Em face da colonialidade, Kassiadou (2018) compreende que a educação ambiental, na perspectiva crítica, tem o compromisso de trazer a dimensão da realidade local, na perspectiva pedagógica dos conflitos ambientais, como estratégia de transformação da realidade local e a valorização dos saberes e fazeres das populações tradicionais que historicamente vivem em condições de vulnerabilização, invisibilidade, silenciamento e, por vezes, criminalização, reconhecendo assim, outras epistemes.

Para tanto, é necessário que essa perspectiva da educação ambiental dialogue com as discussões que envolvam o pensamento decolonial latino-americano. Esta compreensão é evidenciada a partir do pensamento de Walsh (2009), que nos aponta a importância de colocar no cenário — pensando a partir e com as lutas destes grupos — a interculturalidade crítica, entrelaçada numa pedagogia e práxis orientadas ao questionamento, transformação, intervenção e criação de condições radicalmente distintas de sociedade, humanidade, conhecimento e vida.

Ao assumir essa perspectiva da decolonialidade, fortalece-se resistências e confrontações necessárias na medida em que traz da perspectiva crítica uma reflexão que problematiza traços “conservadores” do processo educacional, e promove, pelo e no diálogo, uma relação de equidade entre as distintas cosmovisões num movimento decolonial que reflete sobre as intersecções de suas múltiplas faces, do poder, do saber, do ser e da natureza. Estas são importantes formas de enfrentamento do quadro de dominação, subalternização e hegemonia a que nos referimos.
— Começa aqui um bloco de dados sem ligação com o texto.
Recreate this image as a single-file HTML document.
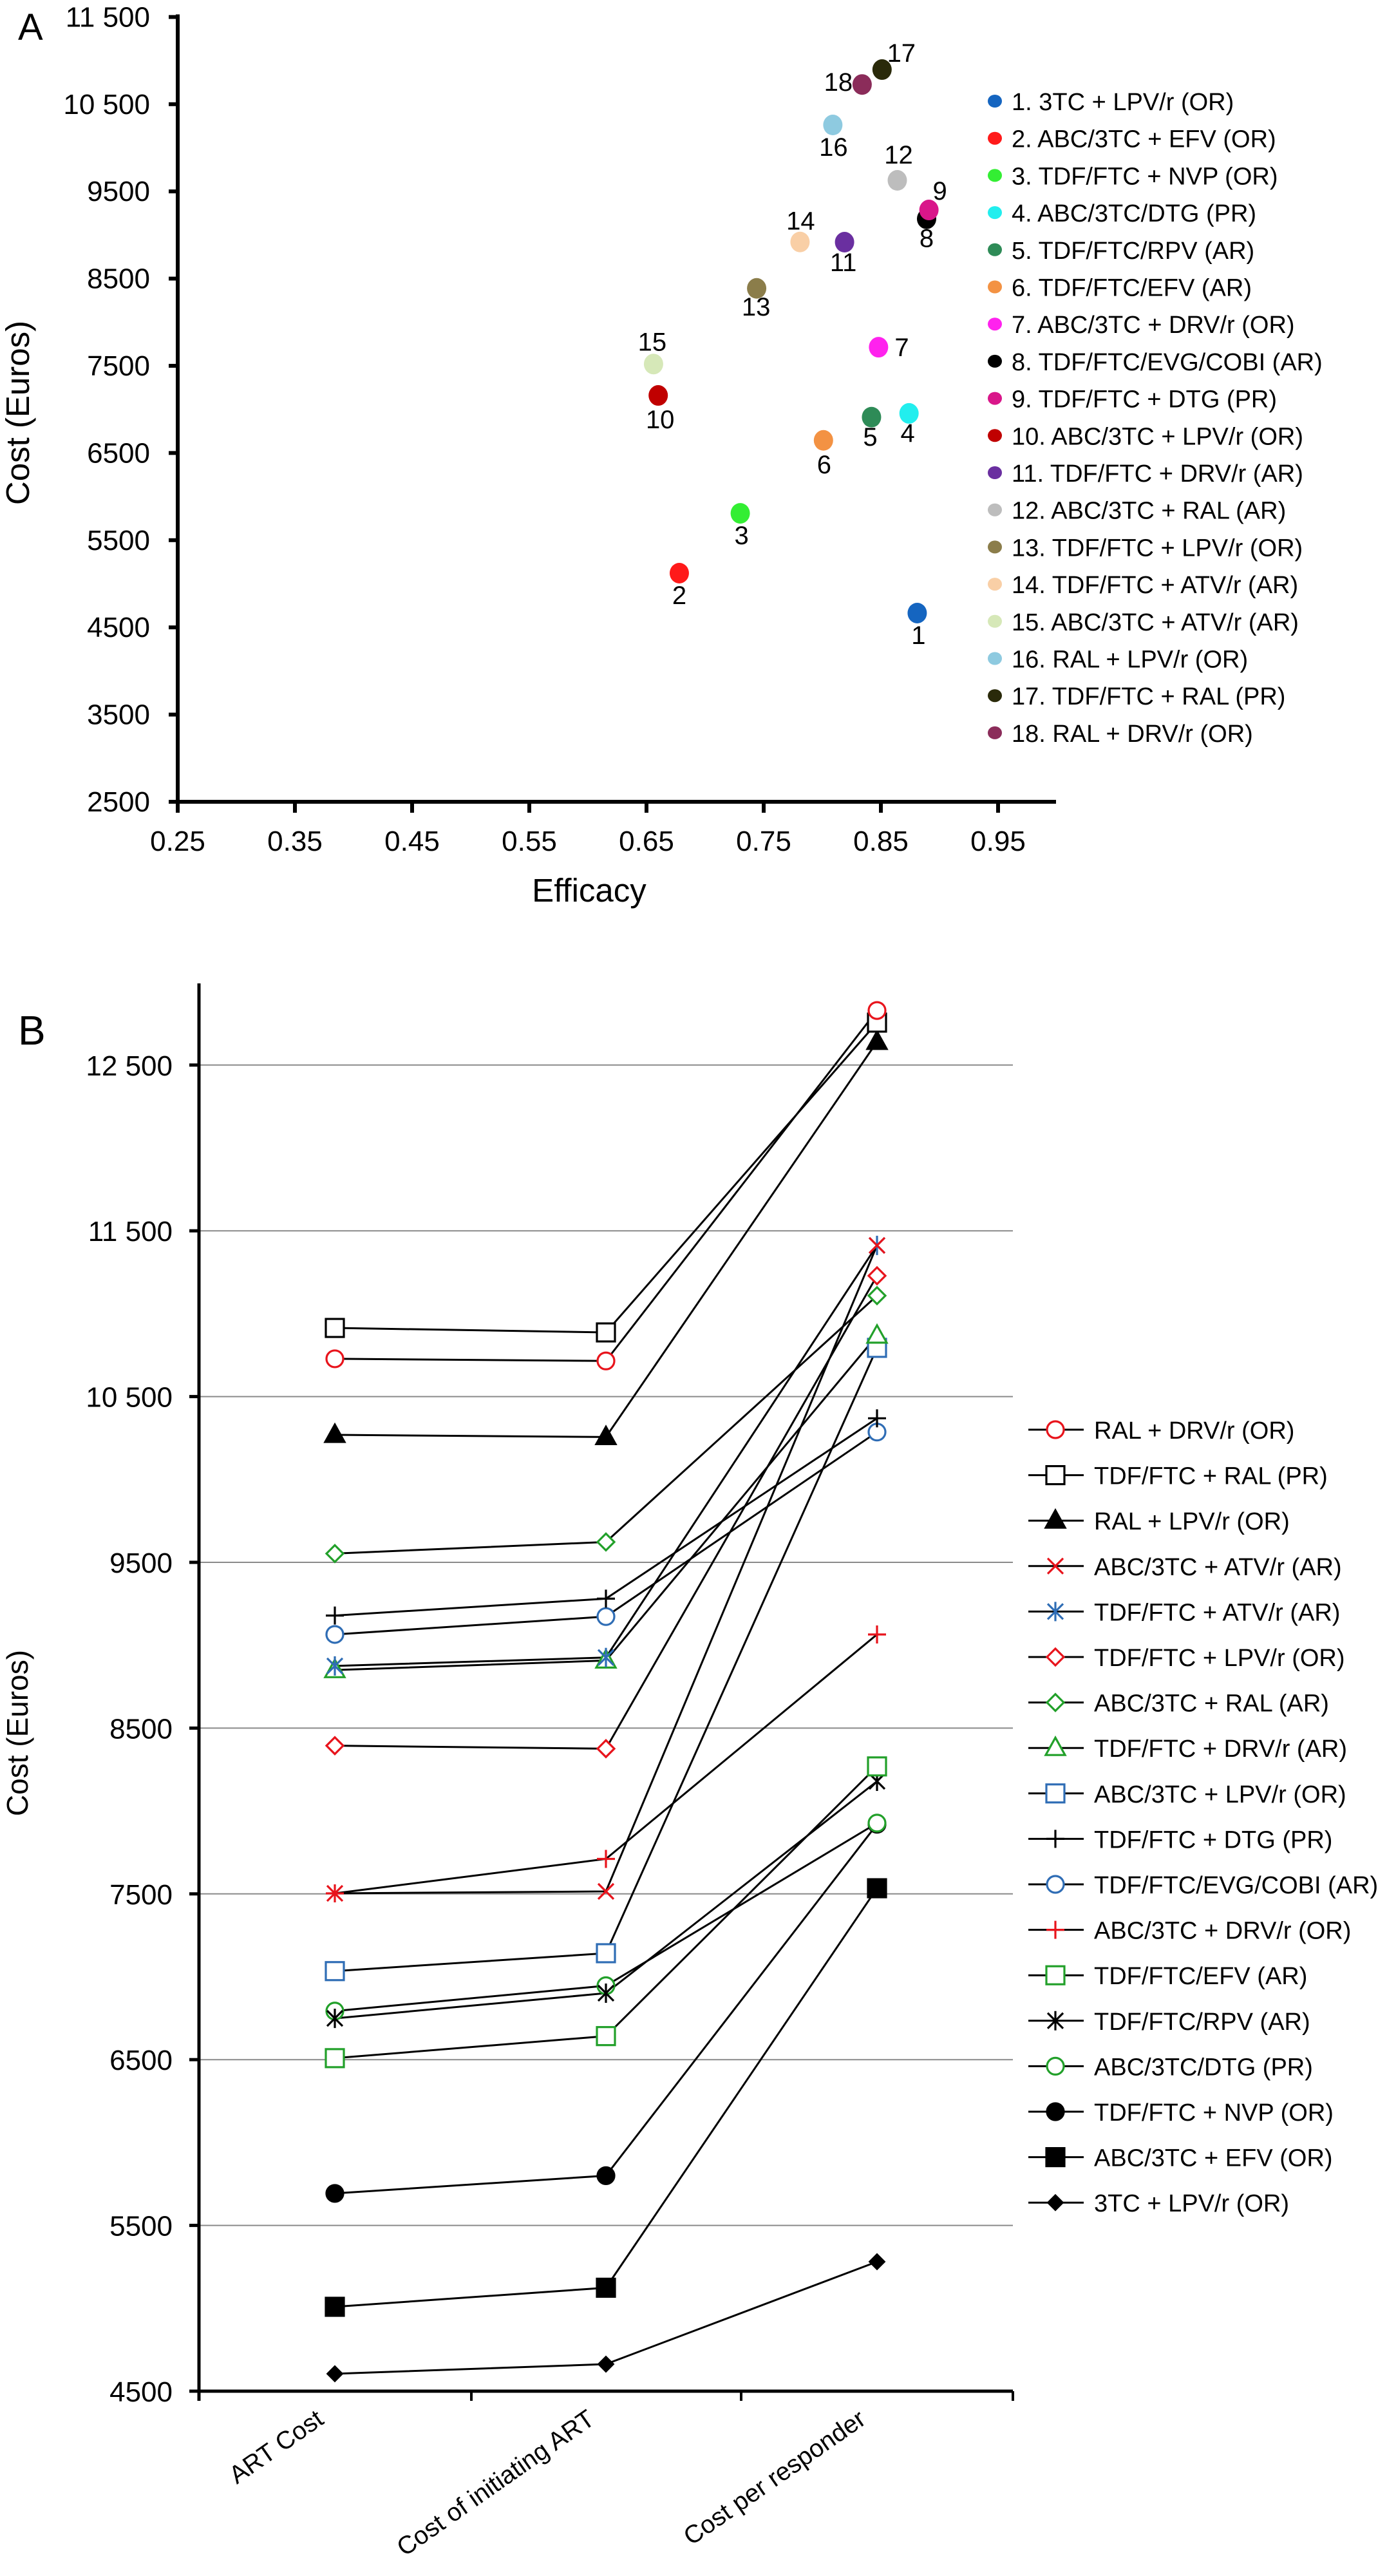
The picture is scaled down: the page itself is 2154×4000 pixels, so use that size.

Ao estabelecer um diálogo entre a educação ambiental e a decolonialidade, faz-se necessário assumir uma vertente de visibilizar as formas de enfrentamento e lutas dos grupos mais vulnerabilizados, e trazer para as agendas de prioridade no campo da educação ambiental os diferentes projetos de sociedade, para ressignificar práticas e apontar caminhos para a superação da linguagem hegemônica que ainda é permeada por propostas conservadoras que reforçam uma perspectiva de ocultamento das contradições e dos conflitos socioambientais (Kassiadiou, 2018).

Observada a importância da dimensão dos conflitos socioambientais nas práticas educativas ambientais, emerge outra reflexão que reforça a pertinência da articulação entre a educação ambiental, a ecologia política e o movimento por justiça ambiental: é necessário fortalecer e ampliar concepções pedagógicas e ferramentas metodológicas da educação ambiental, de maneira que se propicie a inclusão de demandas oriundas das populações tradicionais, dos movimentos sociais e das lutas populares, ao visibilizar suas vulnerabilidades e possibilitar formas de ruptura com as injustiças ambientais as quais estão submetidas estas populações.

Imersão metodológica

O território quilombola de Barreiros de Itaguaçu fica localizado às margens do rio Verde, afluente do rio São Francisco e, por se tratar de uma região de clima semiárido e com regime climático severo, o rio apresenta uma grande importância histórica e cultural na/para a comunidade. É um importante recurso, pois através dele é captada a água para a irrigação das lavouras, fonte maior de subsistência de sua população (Melo, 2019).

Iniciamos o processo de inserção na realidade da comunidade, onde o pesquisador se encharcou de vida, submergindo no cotidiano da comunidade e o vivenciando, num esforço para compreender o ponto de vista de seus habitantes. Neste momento, por se tratar de uma pesquisa sentipensante2 (Fals Borda, 2015), o pesquisador-educador deve sentir a realidade, para num segundo momento pensar sobre o que sentiu.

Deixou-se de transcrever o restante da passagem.